An upstate New York thrift has tried to derail the planned merger of two community banks by making last-minute bids to acquire each company.

But the boards of Oneida Valley Bancshares and Cortland First Financial rejected the hostile offers last week and said they intend to proceed with their merger.

Flush with cash from its recent public offering, CNY Financial Corp. in Cortland offered to buy Oneida Valley for $60.5 million and Cortland First for $72 million. CNY Financial, a thrift with $279 million of assets, converted from mutual to stock ownership in early October.

After separately consulting with financial and legal advisers, executives of Oneida Valley and Cortland First said they remained committed to the $47 million deal they announced in July.

"The board has reaffirmed its long-term strategic plan and concluded that it is in our shareholders' best interests to reject the CNY proposal and proceed with our merger of equals with Oneida Valley," said David Alvord, president and chief executive officer of $234 million-asset Cortland First.

Shareholders of both banks are expected to vote on the merger next week. The merged company, to be named Alliance Financial Corp., would have $450 million of assets, 16 branches, and 250 employees. Its plan is to expand into the Syracuse, N.Y., market.

CNY Financial, which owns a small stake in Oneida Valley, is urging the latter's shareholders to reject the Cortland First transaction. The thrift pointed out in a press release that Oneida Valley shareholders would get $14.50 per share more from its offer.

"We thought that (Oneida Valley's) executives should have sat down with us and discussed the transaction before rejecting it," said Steven A. Covert, chief financial officer at CNY Financial. He added that some Oneida Valley shareholders have "called us expressing support for our bid."
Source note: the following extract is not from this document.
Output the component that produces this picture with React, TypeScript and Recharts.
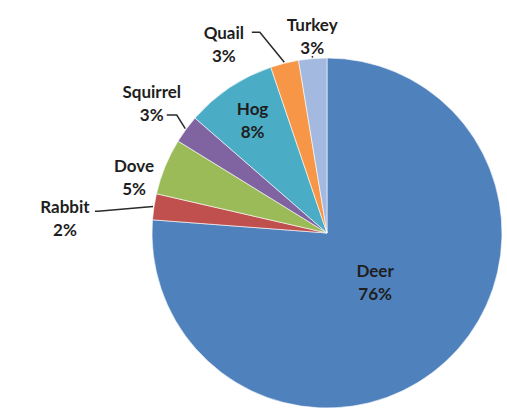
import { PieChart, Pie, Cell } from "recharts";

const animals = ["Deer", "Rabbit", "Dove", "Squirrel", "Hog", "Quail", "Turkey"];
const shares = [76.2, 2.4, 5.2, 2.6, 8.4, 2.6, 2.6];
const colors = ["#4F81BD", "#C0504D", "#9BBB59", "#8064A2", "#4BACC6", "#F79646", "#A3B9DF"];

const data = animals.map((name, i) => ({ name, value: shares[i] }));

const RAD = Math.PI / 180;

// where each label sits, relative to its slice (radius factor, angle shift) and its leader line
type Layout = { r: number; da: number; lead?: { dx: number; dy: number; len: number } };
const layout: Record<string, Layout> = {
  Deer: { r: 0.39, da: 2 },
  Rabbit: { r: 1.5, da: 5.2, lead: { dx: 30, dy: -6, len: 3 } },
  Dove: { r: 1.15, da: 5.8 },
  Squirrel: { r: 1.25, da: -0.4, lead: { dx: 15, dy: 13, len: 10 } },
  Hog: { r: 0.78, da: -0.8 },
  Quail: { r: 1.234, da: 14.5, lead: { dx: 28, dy: -11, len: 8 } },
  Turkey: { r: 1.135, da: -0.4, lead: { dx: 0, dy: 21, len: 0 } },
};

const polar = (cx: number, cy: number, r: number, a: number) => ({
  x: cx + r * Math.cos(-a * RAD),
  y: cy + r * Math.sin(-a * RAD),
});

function renderLabel(props: any) {
  const { cx, cy, midAngle, outerRadius, percent, name } = props;
  const l = layout[name];
  const p = polar(cx, cy, outerRadius * l.r, midAngle + l.da);
  let line = null;
  if (l.lead) {
    const edge = polar(cx, cy, outerRadius + 1, midAngle);
    const sx = p.x + l.lead.dx;
    const sy = p.y + l.lead.dy;
    const pts = `${sx},${sy} ${sx + l.lead.len},${sy} ${edge.x},${edge.y}`;
    line = <polyline points={pts} fill="none" stroke="#2a2a2a" strokeWidth={1.5} />;
  }
  return (
    <g>
      {line}
      <text
        x={p.x}
        y={p.y}
        textAnchor="middle"
        fill="#1e1e1e"
        fontFamily="Lato, 'Open Sans', sans-serif"
        fontWeight={700}
        fontSize={17}
      >
        <tspan x={p.x} dy={-4}>{name}</tspan>
        <tspan x={p.x} dy={23}>{`${Math.round(percent * 100)}%`}</tspan>
      </text>
    </g>
  );
}

export default function App() {
  return (
    <div style={{ position: "absolute", left: 0, top: 0, background: "#fff" }}>
      <PieChart width={507} height={413} margin={{ top: 0, right: 0, bottom: 0, left: 0 }}>
        <Pie
          data={data}
          dataKey="value"
          nameKey="name"
          cx={327}
          cy={233}
          outerRadius={175}
          startAngle={90}
          endAngle={-270}
          stroke="#fff"
          strokeWidth={0.6}
          label={renderLabel}
          labelLine={false}
          isAnimationActive={false}
        >
          {data.map((d, i) => (
            <Cell key={d.name} fill={colors[i]} />
          ))}
        </Pie>
      </PieChart>
    </div>
  );
}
John C. Mott, president of Oneida Valley, acknowledged that his company's shareholders would get a higher premium under CNY's bid.

However, he said, CNY's proposal would have a negative effect on the bank's future, including the loss of decision-making and jobs in the community. Oneida Valley's board also questioned CNY Financial's lack of track record as a commercial bank and publicly held company, according to a letter mailed to shareholders Thursday.

"The board feels that it has filled its fiduciary responsibilities," said Mr. Mott.

Mr. Mott and Mr. Alvord, friends for three decades, would become co-CEOs of Alliance Financial. The company would be 55%-owned by Cortland First shareholders and 45%-owned by Oneida Valley shareholders.

One CNY shareholder has opposed the company's aggressive tactics.

Spence Ltd., a Nashville-based investment partner, which owns 1.9% of CNY's stock, issued a press release Thursday calling the bid for Oneida Valley "ill-advised and financially destructive to the creation of shareholder value."

Spence said it has made a written request for CNY's shareholder list. The investor intends to communicate to other shareholders its concerns about CNY's profitability, overhead, and capital management.